Let’s talk about a few coping strategies to allow you to find healthier ways to negotiate past grief.

  • Start by ensuring you take care of yourself – both emotionally and physically. Be intentional about eating well, exercising and getting enough sleep. None of these are likely to come naturally during the grieving process so you’ll need to be mindful to prioritize these practices.

 

  • Ensure you have supports in place. Don’t ‘go it alone’. Don’t be shy to ask for help. Make sure you have a network of people and resources in place that you can lean on.

 

  • Try writing a letter to the person you lost. Don’t hold back. Dig deep. This can be a very cathartic process that brings buried issues (the good, the bad and the ugly) to the surface to better allow you to face and redress them.

 

  • Journal about the experience. Whether you’re a Pulitzer prize winning author or someone who struggles to put pen to paper at all, there is hidden gold in journaling.

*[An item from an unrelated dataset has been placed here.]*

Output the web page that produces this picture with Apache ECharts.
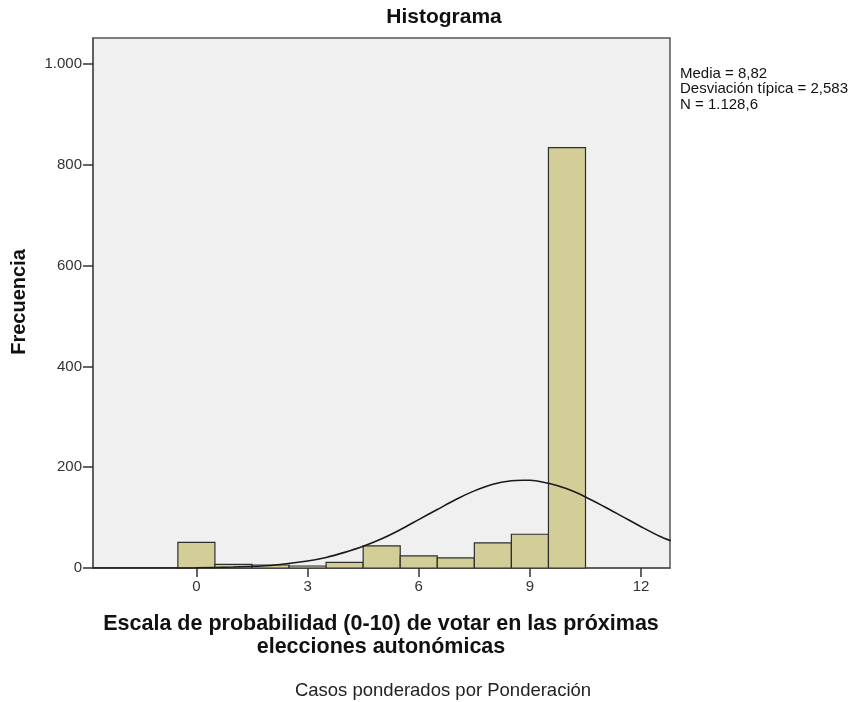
<!DOCTYPE html>
<html>
<head>
<meta charset="utf-8">
<script src="https://cdn.jsdelivr.net/npm/echarts@6/dist/echarts.min.js"></script>
<style>html,body{margin:0;padding:0;background:#fff}#c{width:857px;height:702px}</style>
</head>
<body>
<div id="c"></div>
<script>
// Histogram bins (centre of bin) and frequencies
const binCenters = [0, 1, 2, 3, 4, 5, 6, 7, 8, 9, 10];
const frequencies = [51, 7, 6, 4, 11, 44, 24, 20, 50, 67, 834];
// Normal curve points
const curveX = [-2.8, -1, 0, 1, 2, 3, 3.5, 4, 4.5, 5, 5.5, 6, 6.5, 7, 7.5, 8, 8.5, 8.82, 9, 9.5, 10, 10.5, 11, 11.5, 12, 12.5, 12.8];
const curveY = [0, 0, 0.5, 2, 5, 14, 21, 31, 43, 58, 76, 96, 116, 136, 153, 166, 173, 174, 174, 168, 157, 141, 122, 102, 82, 63, 54];
const xTicks = [0, 3, 6, 9, 12];
const yTicks = [0, 200, 400, 600, 800, 1000];
const statsLines = ['Media = 8,82', 'Desviación típica = 2,583', 'N = 1.128,6'];

const FONT = "'Liberation Sans', Arial, sans-serif";
const chart = echarts.init(document.getElementById('c'), null, {renderer: 'canvas'});

const barData = binCenters.map((c, i) => [c, frequencies[i]]);
const curveData = curveX.map((x, i) => [x, curveY[i]]);

function fmtThousands(v) {
  return String(v).replace(/\B(?=(\d{3})+(?!\d))/g, '.');
}

chart.setOption({
  animation: false,
  backgroundColor: '#ffffff',
  grid: {left: 93, right: 187, top: 38, bottom: 134, show: true, backgroundColor: '#f0f0f0', borderColor: '#555555', borderWidth: 1.5},
  xAxis: {
    type: 'value', min: -2.79, max: 12.78,
    splitLine: {show: false},
    axisLine: {show: true, onZero: false, lineStyle: {color: '#555555', width: 1.5}},
    axisTick: {show: true, customValues: xTicks, length: 9, lineStyle: {color: '#333333', width: 1.5}},
    axisLabel: {customValues: xTicks, color: '#333333', fontSize: 15, fontFamily: FONT, margin: 11}
  },
  yAxis: {
    type: 'value', min: 0, max: 1051.5,
    splitLine: {show: false},
    axisLine: {show: true, onZero: false, lineStyle: {color: '#555555', width: 1.5}},
    axisTick: {show: true, customValues: yTicks, length: 10, lineStyle: {color: '#333333', width: 1.5}},
    axisLabel: {customValues: yTicks, color: '#333333', fontSize: 15, fontFamily: FONT, margin: 11, formatter: v => fmtThousands(v)}
  },
  series: [
    {
      type: 'custom',
      data: barData,
      renderItem: function (params, api) {
        const x = api.value(0), y = api.value(1);
        const p0 = api.coord([x - 0.5, 0]);
        const p1 = api.coord([x + 0.5, y]);
        return {
          type: 'rect',
          shape: {x: p0[0], y: p1[1], width: p1[0] - p0[0], height: p0[1] - p1[1]},
          style: {fill: '#d3ce97', stroke: '#2e2e2e', lineWidth: 1.2}
        };
      },
      z: 2
    },
    {
      type: 'line',
      data: curveData,
      smooth: 0.3,
      showSymbol: false,
      lineStyle: {color: '#1a1a1a', width: 1.6},
      z: 3
    }
  ],
  graphic: [
    {type: 'text', x: 444, y: 17, style: {text: 'Histograma', font: 'bold 21px ' + FONT, fill: '#111', align: 'center', verticalAlign: 'middle'}},
    {type: 'text', x: 680, y: 66, style: {text: statsLines.join('\n'), font: '15px ' + FONT, fill: '#111', lineHeight: 15.5}},
    {type: 'text', x: 19, y: 302, rotation: Math.PI / 2, style: {text: 'Frecuencia', font: 'bold 20px ' + FONT, fill: '#111', align: 'center', verticalAlign: 'middle'}},
    {type: 'text', x: 381, y: 613, style: {text: 'Escala de probabilidad (0-10) de votar en las próximas\nelecciones autonómicas', font: 'bold 21.5px ' + FONT, fill: '#111', align: 'center', lineHeight: 23}},
    {type: 'text', x: 443, y: 681, style: {text: 'Casos ponderados por Ponderación', font: '18.5px ' + FONT, fill: '#222', align: 'center'}}
  ]
});
</script>
</body>
</html>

It allows us to uncover and process aspects of our grief that we weren’t consciously aware of.

 

  • Many people find it healing to preserve memories. Put together a scrap book, memory quilt, memory box of items that will keep alive memories of the person (or circumstance) you’re grieving.

 

  • Rituals are another way that some find solace. Finding order in seeming chaos can aid in the healing process and soothe the anxiety and pain. Rituals involve intention and can aid in transformation (of feelings, meaning we attach, etc.)

 

Hopefully some aspect of these thoughts around negotiating grief has resonated with you and will assist on your path to navigating the journey away from perilous toward healthy healing.